__Requirement__
Report how many lines include the word "this", and nothing besides that number.

__Figure scripts__
┄┄┄┄┄┄┄┄┄┄
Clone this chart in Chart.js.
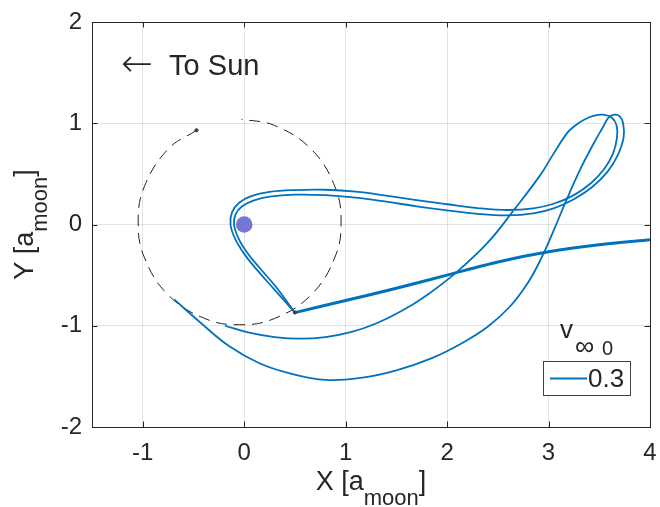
<!DOCTYPE html>
<html><head><meta charset="utf-8">
<script src="https://cdn.jsdelivr.net/npm/chart.js@4.4.1/dist/chart.umd.min.js"></script>
<style>html,body{margin:0;padding:0;background:#fff;}#wrap{width:660px;height:507px;}</style>
</head><body><div id="wrap"><canvas id="c" width="660" height="507"></canvas></div>
<script>
// ---- ticks ----
const xTicks = [-1, 0, 1, 2, 3, 4];
const yTicks = [-2, -1, 0, 1, 2];
const xTickLabels = ['-1', '0', '1', '2', '3', '4'];
const yTickLabels = ['-2', '-1', '0', '1', '2'];
const xRange = [-1.5, 4];
const yRange = [-2, 2];

// ---- legend / labels ----
const seriesLabel = '0.3';
const legendTitleMain = 'v';
const legendTitleSub1 = '\u221E';
const legendTitleSub2 = '0';
const xLabel = ['X [a', 'moon', ']'];
const yLabel = ['Y [a', 'moon', ']'];
const sunText = 'To Sun';
const sunArrow = '\u2190';

// ---- incoming branch (far right to the kink) ----
const approachX = [4.0, 3.5, 3.0, 2.5, 2.0, 1.5, 1.0, 0.5];
const approachY = [-0.15, -0.2, -0.27, -0.37, -0.5, -0.63, -0.75, -0.87];

// ---- trajectory 1: outer strand round the moon, inner right loop, shallow return ----
const traj1X = [0.5, 0.3, 0.12, 0.0, -0.09, -0.135, -0.12, -0.05, 0.07, 0.25, 0.5, 0.8, 1.1, 1.4, 1.7, 2.0, 2.3, 2.6, 2.85, 3.05, 3.25, 3.42, 3.55, 3.635, 3.675, 3.67, 3.625, 3.54, 3.45, 3.35, 3.26, 3.18, 3.05, 2.92, 2.66, 2.4, 2.1, 1.8, 1.55, 1.3, 1.05, 0.8, 0.55, 0.3, 0.05, -0.19];
const traj1Y = [-0.87, -0.645, -0.44, -0.29, -0.14, 0.0, 0.12, 0.215, 0.28, 0.322, 0.34, 0.343, 0.325, 0.285, 0.24, 0.2, 0.162, 0.143, 0.16, 0.205, 0.29, 0.41, 0.55, 0.7, 0.86, 0.98, 1.055, 1.085, 1.075, 1.035, 0.975, 0.9, 0.7, 0.49, 0.145, -0.18, -0.465, -0.698, -0.855, -0.978, -1.064, -1.113, -1.128, -1.113, -1.069, -1.0];

// ---- trajectory 2: inner strand round the moon, outer right loop, deep return ----
const traj2X = [0.5, 0.32, 0.145, 0.03, -0.055, -0.1, -0.085, -0.02, 0.09, 0.25, 0.5, 0.8, 1.1, 1.4, 1.7, 2.0, 2.3, 2.6, 2.85, 3.05, 3.25, 3.43, 3.58, 3.68, 3.74, 3.735, 3.7, 3.65, 3.595, 3.53, 3.45, 3.31, 3.18, 3.05, 2.93, 2.8, 2.62, 2.4, 2.15, 1.85, 1.5, 1.15, 0.8, 0.45, 0.15, -0.15, -0.43, -0.69];
const traj2Y = [-0.87, -0.625, -0.42, -0.28, -0.14, 0.0, 0.1, 0.18, 0.235, 0.275, 0.295, 0.29, 0.265, 0.225, 0.18, 0.14, 0.105, 0.09, 0.11, 0.16, 0.25, 0.37, 0.52, 0.68, 0.86, 1.0, 1.07, 1.085, 1.06, 0.95, 0.81, 0.54, 0.25, -0.06, -0.33, -0.57, -0.81, -1.01, -1.17, -1.32, -1.44, -1.515, -1.535, -1.47, -1.37, -1.2, -0.97, -0.74];

// ---- moon orbit (dashed) ----
const orbitX = [-0.47, -0.752, -0.985, -1.045, -0.985, -0.752, -0.387, -0.045, 0.297, 0.662, 0.895, 0.955, 0.895, 0.662, 0.297, -0.028];
const orbitY = [0.93, 0.743, 0.372, 0.025, -0.322, -0.693, -0.929, -0.99, -0.929, -0.693, -0.322, 0.025, 0.372, 0.743, 0.979, 1.04];

// ---- moon and position markers ----
const moonX = [0];
const moonY = [0];
const markX = [-0.47, 0.5];
const markY = [0.93, -0.87];

const pts = (xs, ys) => xs.map((x, i) => ({x: x, y: ys[i]}));
const BLUE = '#0072BD';
const FONT = "'Liberation Sans', Helvetica, Arial, sans-serif";
const INK = '#262626';

const overlay = {
  id: 'overlay',
  afterDraw(chart) {
    const ctx = chart.ctx, a = chart.chartArea;
    const xs = chart.scales.x, ys = chart.scales.y;
    ctx.save();
    ctx.strokeStyle = INK; ctx.lineWidth = 1;
    ctx.strokeRect(Math.round(a.left) + 0.5, Math.round(a.top) + 0.5, Math.round(a.right - a.left), Math.round(a.bottom - a.top));
    const tl = 5.5;
    ctx.beginPath();
    xTicks.forEach(v => {
      const p = Math.round(xs.getPixelForValue(v)) + 0.5;
      ctx.moveTo(p, a.bottom); ctx.lineTo(p, a.bottom - tl);
      ctx.moveTo(p, a.top); ctx.lineTo(p, a.top + tl);
    });
    yTicks.forEach(v => {
      const p = Math.round(ys.getPixelForValue(v)) + 0.5;
      ctx.moveTo(a.left, p); ctx.lineTo(a.left + tl, p);
      ctx.moveTo(a.right, p); ctx.lineTo(a.right - tl, p);
    });
    ctx.stroke();

    ctx.fillStyle = INK;
    ctx.textBaseline = 'alphabetic';
    const mainF = '27px ' + FONT, subF = '22px ' + FONT;
    function subLabel(parts, cx, base, drop) {
      ctx.font = mainF; const w0 = ctx.measureText(parts[0]).width; const w2 = ctx.measureText(parts[2]).width;
      ctx.font = subF; const w1 = ctx.measureText(parts[1]).width;
      let x = cx - (w0 + w1 + w2) / 2;
      ctx.textAlign = 'left';
      ctx.font = mainF; ctx.fillText(parts[0], x, base); x += w0;
      ctx.font = subF; ctx.fillText(parts[1], x, base + drop); x += w1;
      ctx.font = mainF; ctx.fillText(parts[2], x, base);
    }
    subLabel(xLabel, (a.left + a.right) / 2, 490, 15);
    ctx.save();
    ctx.translate(33, (a.top + a.bottom) / 2);
    ctx.rotate(-Math.PI / 2);
    subLabel(yLabel, 0, 0, 14);
    ctx.restore();

    ctx.textAlign = 'left';
    ctx.font = '29px ' + FONT;
    ctx.fillText(sunText, xs.getPixelForValue(-0.74), ys.getPixelForValue(1.48));
    ctx.font = "200 38px 'DejaVu Sans', sans-serif";
    ctx.textBaseline = 'middle';
    ctx.fillText(sunArrow, xs.getPixelForValue(-1.215), ys.getPixelForValue(1.56));
    ctx.textBaseline = 'alphabetic';

    const bx = a.right - 107, by = a.bottom - 66, bw = 87, bh = 34;
    ctx.fillStyle = '#fff';
    ctx.fillRect(bx, by, bw, bh);
    ctx.strokeStyle = '#404040'; ctx.lineWidth = 1;
    ctx.strokeRect(Math.round(bx) + 0.5, Math.round(by) + 0.5, bw, bh);
    ctx.strokeStyle = BLUE; ctx.lineWidth = 2;
    ctx.beginPath(); ctx.moveTo(bx + 7, by + 17.5); ctx.lineTo(bx + 44, by + 17.5); ctx.stroke();
    ctx.fillStyle = INK;
    ctx.font = '26px ' + FONT;
    ctx.fillText(seriesLabel, bx + 45, by + 26);
    ctx.fillText(legendTitleMain, bx + 17, by - 23);
    ctx.font = '27px ' + FONT;
    ctx.fillText(legendTitleSub1, bx + 32, by - 6);
    ctx.font = '20px ' + FONT;
    ctx.fillText(legendTitleSub2, bx + 59, by - 6);
    ctx.restore();
  }
};

new Chart(document.getElementById('c'), {
  type: 'scatter',
  data: {
    datasets: [
      {label: 'moon', data: pts(moonX, moonY), pointRadius: 8.3, pointBackgroundColor: '#7676d6', pointBorderWidth: 0, showLine: false},
      {label: 'marks', data: pts(markX, markY), pointRadius: 2, pointBackgroundColor: '#3a3a55', pointBorderWidth: 0, showLine: false},
      {label: seriesLabel, data: pts(approachX, approachY), showLine: true, borderColor: BLUE, borderWidth: 3, pointRadius: 0, tension: 0.3},
      {label: 't1', data: pts(traj1X, traj1Y), showLine: true, borderColor: BLUE, borderWidth: 1.8, pointRadius: 0, tension: 0.4},
      {label: 't2', data: pts(traj2X, traj2Y), showLine: true, borderColor: BLUE, borderWidth: 1.8, pointRadius: 0, tension: 0.4},
      {label: 'orbit', data: pts(orbitX, orbitY), showLine: true, borderColor: '#222', borderWidth: 1, borderDash: [11, 7], pointRadius: 0, tension: 0.4}
    ]
  },
  options: {
    responsive: false, animation: false, events: [],
    layout: {padding: {left: 0, right: 10, top: 22, bottom: 0}},
    plugins: {legend: {display: false}, tooltip: {enabled: false}},
    scales: {
      x: {
        type: 'linear', min: xRange[0], max: xRange[1],
        afterBuildTicks: s => { s.ticks = xTicks.map(v => ({value: v})); },
        afterFit: s => { s.height = 80; s.paddingLeft = 0; s.paddingRight = 0; },
        ticks: {callback: (v, i) => xTickLabels[i], color: INK, font: {size: 24, family: FONT}, padding: 12, maxRotation: 0, autoSkip: false},
        grid: {color: 'rgba(38,38,38,0.13)', drawTicks: false, lineWidth: 1},
        border: {display: false}
      },
      y: {
        type: 'linear', min: yRange[0], max: yRange[1],
        afterBuildTicks: s => { s.ticks = yTicks.map(v => ({value: v})); },
        afterFit: s => { s.width = 92; s.paddingTop = 0; s.paddingBottom = 0; },
        ticks: {callback: (v, i) => yTickLabels[i], color: INK, font: {size: 24, family: FONT}, padding: 10, autoSkip: false},
        grid: {color: 'rgba(38,38,38,0.13)', drawTicks: false, lineWidth: 1},
        border: {display: false}
      }
    }
  },
  plugins: [overlay]
});
</script></body></html>
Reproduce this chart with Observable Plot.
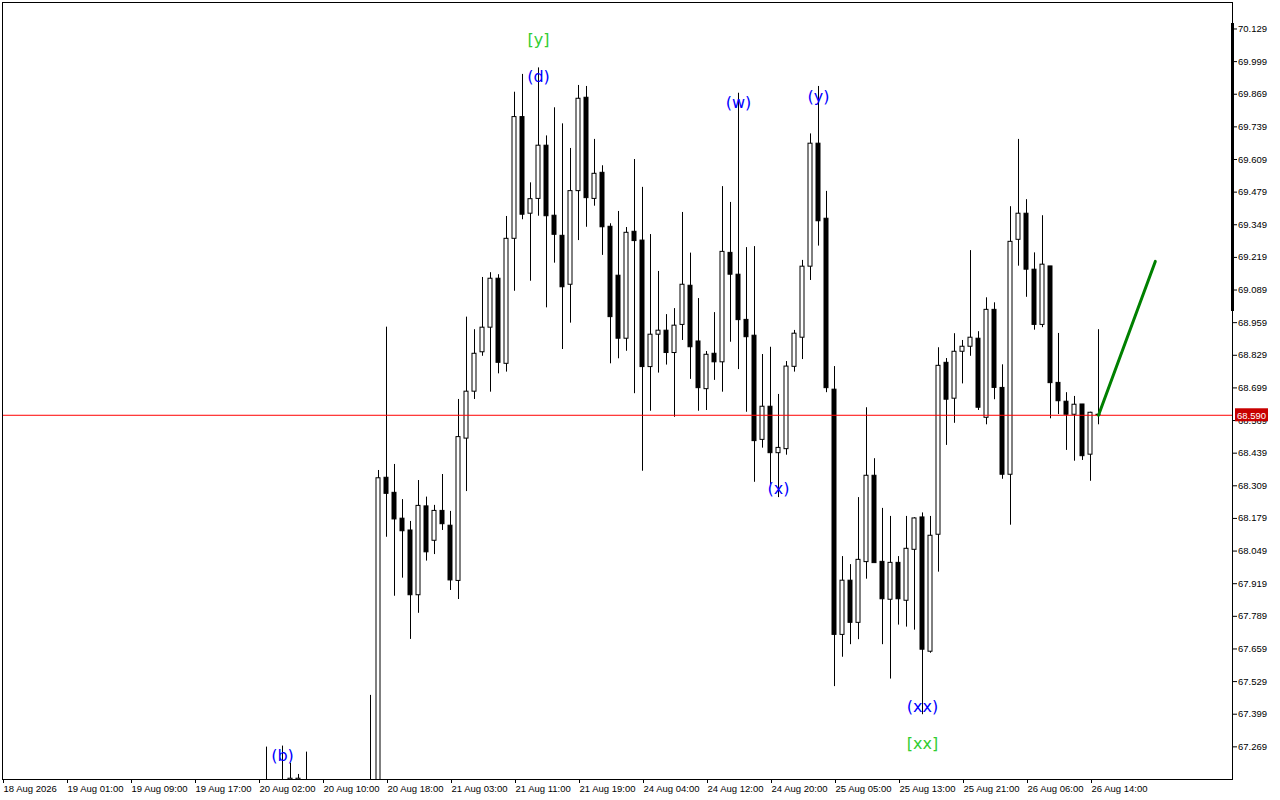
┄┄┄┄┄┄┄┄┄┄
__The reply__
2